I recently watched an interview on www.BillMoyers.com with social psychologist Jonathan Haidt about his new book, "The Righteous Mind, Why Good People are Divided by Politics and Religion." I was throughly impressed with this man’s work and his findings.
In the book and interview, Haidt explains how our differences can “bind us together into groups that seek victory, not truth, and blind us to our own predispositions.” I find Haidt’s material incredibly interesting because of my work and study as a Life Coach. I’m always wondering about why people do what they do and think the way they think. It is at the very core of my work. Very often, I find that people can’t accomplish their goals precisely because they can’t see past or even recognize their predispositions.
Also, as a columnist for Patch, I often encounter readers that couldn’t just say in the comments that they disagree with me, but rather that I was ”bad,” “insane,” “evil” or actually trying to “destroy our nation.” and I got a lot of nasty comments back on that one. I guess they missed the point. Interestingly enough, this typically happens more with articles that either express political viewpoints or with articles where some readers think I’m expressing some kind of political viewpoint. Haidt’s findings are clearly at work here.
In another of my articles, the comment stream totaled more than 140 comments, and they weren’t even talking about the subject matter of my article directly. Someone mentioned a particular point of view about a related topic and other readers came out of the woodwork to inform this person how wrong, nuts and misguided they were. Truthfully, both sides of that discussion were trying to get the other to see where they were coming from. But as Haidt said, people are so stuck in their worldviews, they can’t even hear what the other side is trying to say. It’s a pretty sad state of affairs.
As a culture, it no longer seems enough to simply say “I don’t agree with you.” People seek not only to make another's viewpoint wrong, but to demonize the person as well. Haidt’s book explains how this has come to pass.
His basic premise is that, as a society, we have placed ourselves into groups that only meet and work with people of like mind, we only watch television shows and channels of a particular ideological bent, and we only read materials that agree with our point of view. We have gone from a society where we were exposed to varying ideas and concepts on a daily basis, into one where we have put on "blinders" when it comes to alternate opinions. This situation is clearly disastrous when it comes to trying to get people to work together — Congress or otherwise.
The word "compromise" has become a dirty word because all "sides" have come to focus merely on "winning." The process of give and take, of thrashing things out, has become a lost art. To compromise would mean to accept, at least in part, another’s views on the world and for people stuck one particular worldview, this cannot be. So we end up with “my side is right and your side is wrong,” instead of “I see it differently from you.”
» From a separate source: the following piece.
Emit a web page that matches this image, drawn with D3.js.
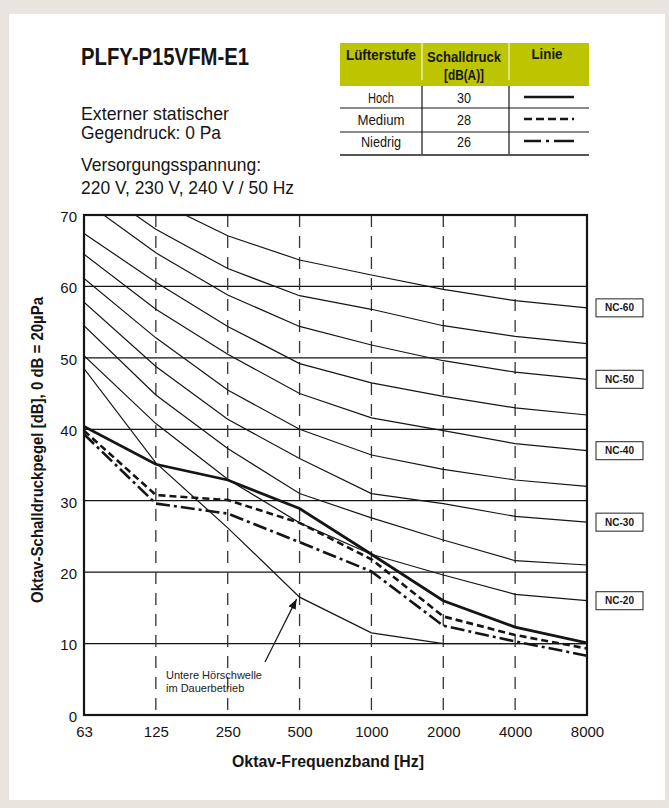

Haidt says, “The first step that we all need to take is to understand that the other side is not crazy. They're not holding their position just because they've been bribed or because they're racist or whatever evil motives you want to attribute (to them).”
In writing about this topic, I hope to spread Jonathan Haidt’s concepts, because I think they can go a long way to softening the “us vs. them” polarity that is gripping our nation. I also hope that people will take the time to read Jonathan Haidt’s book or at least watch Haidt’s interview with Bill Moyers, and think over their own behaviors when dealing with “alternate viewpoints,” so that, as Haidt puts it, when we hear something from "the other side" (whichever side that is for you), instead of saying “See, this shows how evil they are,” you say, “Oh, okay, I see why they're saying that — it’s just a difference of opinion.”